Later I went through the pictures and selected the ones that I thought worked best for making a good composition and painting. The ones I shot at the corner of 52nd street and Market came out great and I thought the light event outside vs the underworld of the EL and the stores was great. Cool vs warm, light vs shadow and the riot of detail was seducing and would be a challenge. I also looked at the big shapes, the abstract shapes of the picture to see the strength of the composition and to see if I could push it, play with it and make it stronger, to not be a slave to the photo ref, but to use it as a reference but not an empirical source to slavishly copy. I had been studying artist like Rackshaw Downes and Richard Diebenkorn. Both men are great painters and have aspects to their work I admire, I admire Diebencorn's sense of design and composition and the fact he makes every corner and space vital and well considered. I enjoy his landscapes and the earlier the better, the later more abstract works don't interest me.

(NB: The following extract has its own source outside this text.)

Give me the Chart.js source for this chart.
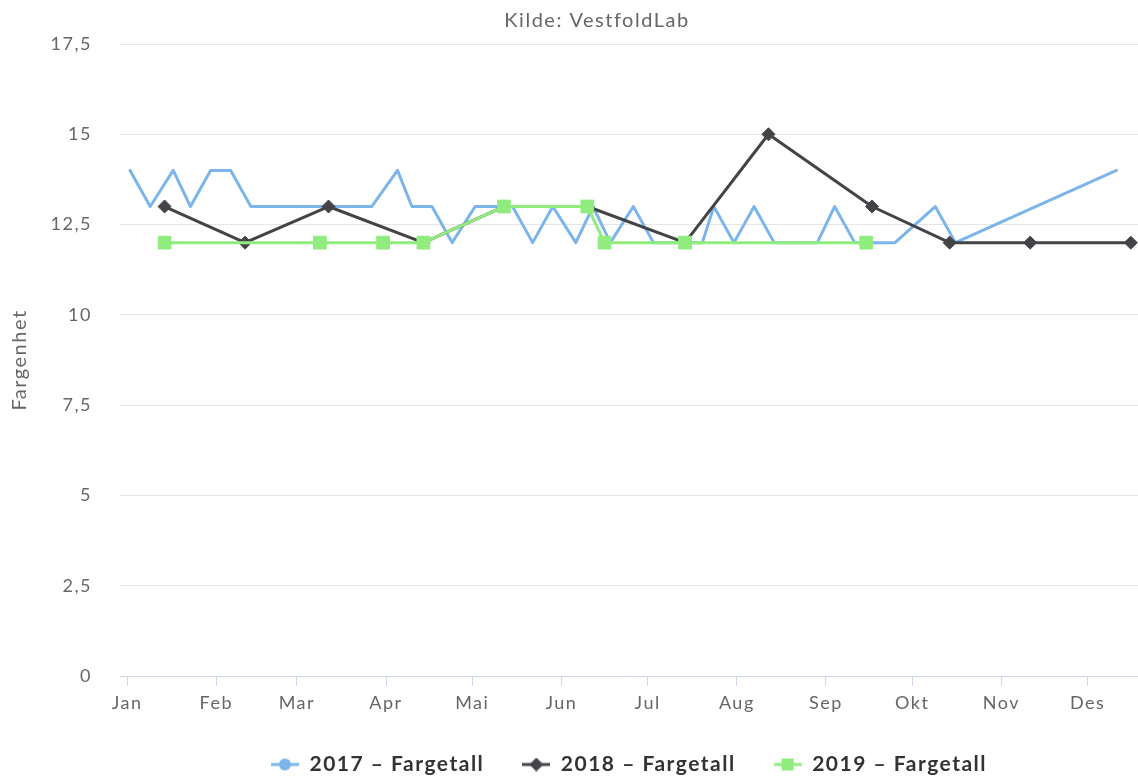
<!DOCTYPE html>
<html>
<head>
<meta charset="utf-8">
<title>Fargetall</title>
<script src="https://cdn.jsdelivr.net/npm/chart.js@4.4.1/dist/chart.umd.min.js"></script>
<style>
    html, body { margin: 0; padding: 0; background: #ffffff; overflow: hidden; }
    #wrap { position: relative; width: 1138px; height: 776px; }
</style>
</head>
<body>
<div id="wrap"><canvas id="fargetall-chart"></canvas></div>
<script>
const titleText = 'Kilde: VestfoldLab'
const yTitle = 'Fargenhet'
const monthNames = ['Jan', 'Feb', 'Mar', 'Apr', 'Mai', 'Jun', 'Jul', 'Aug', 'Sep', 'Okt', 'Nov', 'Des']
const yTicks = [0, 2.5, 5, 7.5, 10, 12.5, 15, 17.5]

const seriesNames = ['2017 – Fargetall', '2018 – Fargetall', '2019 – Fargetall']

const dates2017 = ['01-02', '01-09', '01-17', '01-23', '01-30', '02-06', '02-13', '02-20', '02-27', '03-06',
    '03-13', '03-20', '03-27', '04-05', '04-10', '04-17', '04-24', '05-02', '05-09', '05-15',
    '05-22', '05-29', '06-06', '06-12', '06-18', '06-26', '07-03', '07-10', '07-20', '07-24',
    '07-31', '08-07', '08-14', '08-21', '08-29', '09-04', '09-11', '09-18', '09-25', '10-09',
    '10-16', '12-11']
const values2017 = [14, 13, 14, 13, 14, 14, 13, 13, 13, 13,
    13, 13, 13, 14, 13, 13, 12, 13, 13, 13,
    12, 13, 12, 13, 12, 13, 12, 12, 12, 13,
    12, 13, 12, 12, 12, 13, 12, 12, 12, 13,
    12, 14]

const dates2018 = ['01-14', '02-11', '03-12', '04-14', '05-12', '06-10', '07-14', '08-12', '09-17', '10-14', '11-11', '12-16']
const values2018 = [13, 12, 13, 12, 13, 13, 12, 15, 13, 12, 12, 12]

const dates2019 = ['01-14', '03-09', '03-31', '04-14', '05-12', '06-10', '06-16', '07-14', '09-15']
const values2019 = [12, 12, 12, 12, 13, 13, 12, 12, 12]

const fontFamily = 'Lato, "Noto Sans", sans-serif'
Chart.defaults.font.family = fontFamily

// day number within the year, so every year shares one Jan..Des axis
const dayOfYear = function (md) {
    const [m, d] = md.split('-').map(Number)
    return (Date.UTC(2017, m - 1, d) - Date.UTC(2017, 0, 1)) / 86400000
}
const monthStarts = monthNames.map((name, i) => dayOfYear(String(i + 1).padStart(2, '0') + '-01'))

const toPoints = (dates, values) => dates.map((d, i) => ({x: dayOfYear(d), y: values[i]}))

const legendSymbol = function (color, shape) {
    const c = document.createElement('canvas')
    c.width = 28
    c.height = 14
    const g = c.getContext('2d')
    g.strokeStyle = color
    g.lineWidth = 3
    g.beginPath()
    g.moveTo(0, 7)
    g.lineTo(28, 7)
    g.stroke()
    g.fillStyle = color
    g.beginPath()
    if (shape === 'circle') {
        g.arc(14, 7, 6, 0, Math.PI * 2)
    } else if (shape === 'diamond') {
        g.moveTo(14, 0)
        g.lineTo(21, 7)
        g.lineTo(14, 14)
        g.lineTo(7, 7)
        g.closePath()
    } else {
        g.rect(8, 1, 12, 12)
    }
    g.fill()
    return c
}

const colors = ['#7cb5ec', '#434348', '#90ed7d']
const symbols = [legendSymbol(colors[0], 'circle'), legendSymbol(colors[1], 'diamond'), legendSymbol(colors[2], 'square')]

// the source font is loosely tracked
const tracking = {
    id: 'tracking',
    beforeUpdate(chart) {
        chart.ctx.letterSpacing = '1.5px'
    },
    beforeDraw(chart) {
        chart.ctx.letterSpacing = '1.5px'
    }
}

const sourceTitle = {
    id: 'sourceTitle',
    afterDraw(chart) {
        const ctx = chart.ctx
        ctx.save()
        ctx.font = '20px ' + fontFamily
        ctx.fillStyle = '#666666'
        ctx.textAlign = 'center'
        ctx.textBaseline = 'middle'
        ctx.fillText(titleText, 597, 21)
        ctx.restore()
    }
}

const ctx = document.getElementById('fargetall-chart').getContext('2d')
const fargeChart = new Chart(ctx, {
    type: 'line',
    data: {
        datasets: [{
            label: seriesNames[0],
            data: toPoints(dates2017, values2017),
            borderColor: colors[0],
            backgroundColor: colors[0],
            borderWidth: 3,
            pointRadius: 0,
            order: 3
        }, {
            label: seriesNames[1],
            data: toPoints(dates2018, values2018),
            borderColor: colors[1],
            backgroundColor: colors[1],
            borderWidth: 3,
            pointStyle: 'rectRot',
            pointRadius: 6.5,
            pointBorderWidth: 1,
            order: 2
        }, {
            label: seriesNames[2],
            data: toPoints(dates2019, values2019),
            borderColor: colors[2],
            backgroundColor: colors[2],
            borderWidth: 3,
            pointStyle: 'rect',
            pointRadius: 9,
            pointBorderWidth: 1,
            order: 1
        }]
    },
    options: {
        animation: false,
        responsive: true,
        maintainAspectRatio: false,
        layout: {
            autoPadding: false,
            padding: {top: 44, left: 0, right: 0, bottom: 0}
        },
        elements: {
            line: {
                tension: 0,
                borderJoinStyle: 'round',
                borderCapStyle: 'round'
            }
        },
        datasets: {
            line: {clip: false}
        },
        plugins: {
            tooltip: {enabled: false},
            title: {display: false},
            legend: {
                position: 'bottom',
                fullSize: false,
                maxHeight: 60,
                labels: {
                    usePointStyle: true,
                    pointStyleWidth: 28,
                    padding: 38,
                    color: '#333333',
                    font: {size: 21, weight: 'bold'},
                    generateLabels: chart => chart.data.datasets.map((ds, i) => ({
                        text: ds.label,
                        datasetIndex: i,
                        pointStyle: symbols[i],
                        fillStyle: ds.borderColor,
                        strokeStyle: ds.borderColor,
                        lineWidth: 0,
                        fontColor: '#333333',
                        hidden: false
                    }))
                }
            }
        },
        scales: {
            x: {
                type: 'linear',
                min: -2.5,
                max: 351.5,
                afterBuildTicks: scale => {
                    scale.ticks = monthStarts.map(v => ({value: v}))
                },
                afterFit: scale => {
                    scale.height = 40
                    scale.paddingLeft = 0
                    scale.paddingRight = 0
                },
                ticks: {
                    autoSkip: false,
                    maxRotation: 0,
                    padding: 6,
                    color: '#666666',
                    font: {size: 18},
                    callback: (value, index) => monthNames[index]
                },
                grid: {
                    drawOnChartArea: false,
                    color: '#ccd6eb',
                    tickLength: 10
                },
                border: {color: '#ccd6eb', width: 1}
            },
            y: {
                min: 0,
                max: 17.5,
                afterBuildTicks: scale => {
                    scale.ticks = yTicks.map(v => ({value: v}))
                },
                afterFit: scale => {
                    scale.width = 120
                },
                ticks: {
                    padding: 28,
                    color: '#666666',
                    font: {size: 18},
                    callback: value => String(value).replace('.', ',')
                },
                grid: {
                    color: '#e6e6e6',
                    drawTicks: false
                },
                border: {display: false},
                title: {
                    display: true,
                    text: yTitle,
                    color: '#666666',
                    font: {size: 20},
                    padding: {top: 8, bottom: 0}
                }
            }
        }
    },
    plugins: [tracking, sourceTitle]
})
</script>
</body>
</html>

One of the weaknesses of a lot of painters is the bottom or edges of their paintings,sometimes they are just rushed off or not as considered-- they just trail off or suffer because the artist is so in love with just the center of interest that the outer realm of the paintings just doesn't get the love--- but a great painter makes every corner or edge as great or as considered as the primary interest of figure, etc., there is no lessening of the charge of a great painting from corner to corner.

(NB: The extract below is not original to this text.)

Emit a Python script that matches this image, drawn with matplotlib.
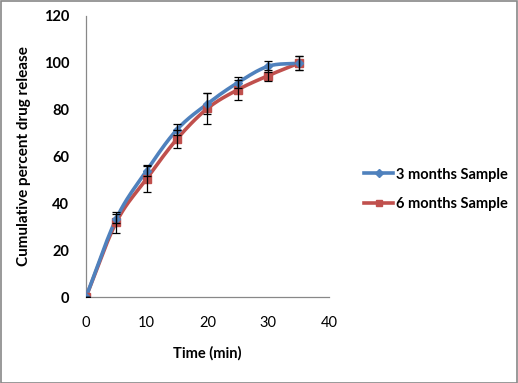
import numpy as np
import matplotlib
matplotlib.use("Agg")
import matplotlib.pyplot as plt
from matplotlib.lines import Line2D
from matplotlib.patches import Rectangle

# data
time_min = [0, 5, 10, 15, 20, 25, 30, 35]
release_3m = [0, 33.5, 54.0, 71.5, 82.5, 91.5, 98.5, 99.8]
err_3m = [0, 2.0, 2.5, 2.5, 4.5, 2.3, 2.4, 3.0]
release_6m = [0, 32.0, 50.5, 67.5, 80.5, 88.5, 94.5, 99.8]
err_6m = [0, 4.5, 5.5, 3.8, 6.5, 4.3, 2.3, 3.0]

BLUE = "#4F81BD"
RED = "#C0504D"
plt.rcParams["font.family"] = ["Lato", "DejaVu Sans"]


def smooth(x, y, n=20):
    # catmull-rom curve through the points, like Excel's smoothed line
    x = np.asarray(x, float)
    y = np.asarray(y, float)
    px = np.concatenate([[2 * x[0] - x[1]], x, [2 * x[-1] - x[-2]]])
    py = np.concatenate([[2 * y[0] - y[1]], y, [2 * y[-1] - y[-2]]])
    xs, ys = [], []
    t = np.linspace(0, 1, n, endpoint=False)
    for i in range(1, len(px) - 2):
        for p, out in ((px, xs), (py, ys)):
            p0, p1, p2, p3 = p[i - 1], p[i], p[i + 1], p[i + 2]
            out.extend(0.5 * (2 * p1 + (-p0 + p2) * t
                              + (2 * p0 - 5 * p1 + 4 * p2 - p3) * t ** 2
                              + (-p0 + 3 * p1 - 3 * p2 + p3) * t ** 3))
    xs.append(x[-1])
    ys.append(y[-1])
    return np.array(xs), np.array(ys)


fig = plt.figure(figsize=(5.18, 3.83), dpi=100)
ax = fig.add_axes([0.166, 0.2245, 0.469, 0.734])

for y, e, c, m, ms in ((release_6m, err_6m, RED, "s", 6),
                       (release_3m, err_3m, BLUE, "D", 4.5)):
    sx, sy = smooth(time_min, y)
    ax.plot(sx, sy, color=c, lw=2.6, zorder=3, solid_capstyle="round")
    ax.plot(time_min, y, ls="none", marker=m, ms=ms, color=c, zorder=4)
    ax.errorbar(time_min, y, yerr=e, fmt="none", ecolor="black",
                elinewidth=0.9, capsize=3, capthick=0.9, zorder=5)

ax.set_xlim(0, 40)
ax.set_ylim(0, 120)
ax.set_xticks(range(0, 41, 10))
ax.set_yticks(range(0, 121, 20))
for s in ("top", "right"):
    ax.spines[s].set_visible(False)
for s in ("left", "bottom"):
    ax.spines[s].set_color("#888888")
    ax.spines[s].set_linewidth(0.9)
ax.tick_params(length=0, labelsize=10.5)
ax.tick_params(axis="x", pad=14)
ax.tick_params(axis="y", pad=12)
for lab in ax.get_yticklabels():
    lab.set_fontweight("bold")
ax.set_xlabel("Time (min)", fontsize=10.5, fontweight="bold", labelpad=11)
ax.set_ylabel("Cumulative percent drug release", fontsize=11,
              fontweight="bold", labelpad=9)

handles = [Line2D([], [], color=BLUE, lw=2.6, marker="D", ms=4),
           Line2D([], [], color=RED, lw=2.6, marker="s", ms=5)]
fig.legend(handles, ["3 months Sample", "6 months Sample"],
           loc="center left", bbox_to_anchor=(0.678, 0.506), frameon=False,
           prop={"weight": "bold", "size": 10.5}, handlelength=2.0,
           handletextpad=0.2, labelspacing=1.05)

fig.patches.append(Rectangle((0.001, 0.001), 0.997, 0.996,
                             transform=fig.transFigure, fill=False,
                             edgecolor="#888888", lw=1.2))

fig.savefig("out.png", dpi=100, facecolor="white")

This is one of the things my critics and I have discussed more this year as this is such an important part of painting. To consider everything. Everything is important. So I spent many hours in the past year studying my favorite painters and looking at the way they dealt with the corners and edges of their paintings. It did cause me to think about landscape painting in very different ways. Two of these artists were Richard Diebenkorn and Rackshaw Downes. The RD boys as I call them. Now I much more of a narrative realist than Diebenkorn, but maybe not as literal as Downes. I am searching and think I'd like some place in between where I can nail some things down and then allow some things to become more abstract and allow the viewer to participate, this of course is all a big flow, a big process that goes from one painting to the next as I explore these ideas in each work I do. I have learned one thing about myself as a painter--I have no desire to spend months on a single image like he does or years like Lopez Garcia or Downes. I think that would drive me bonkers and I'd just lose all interest.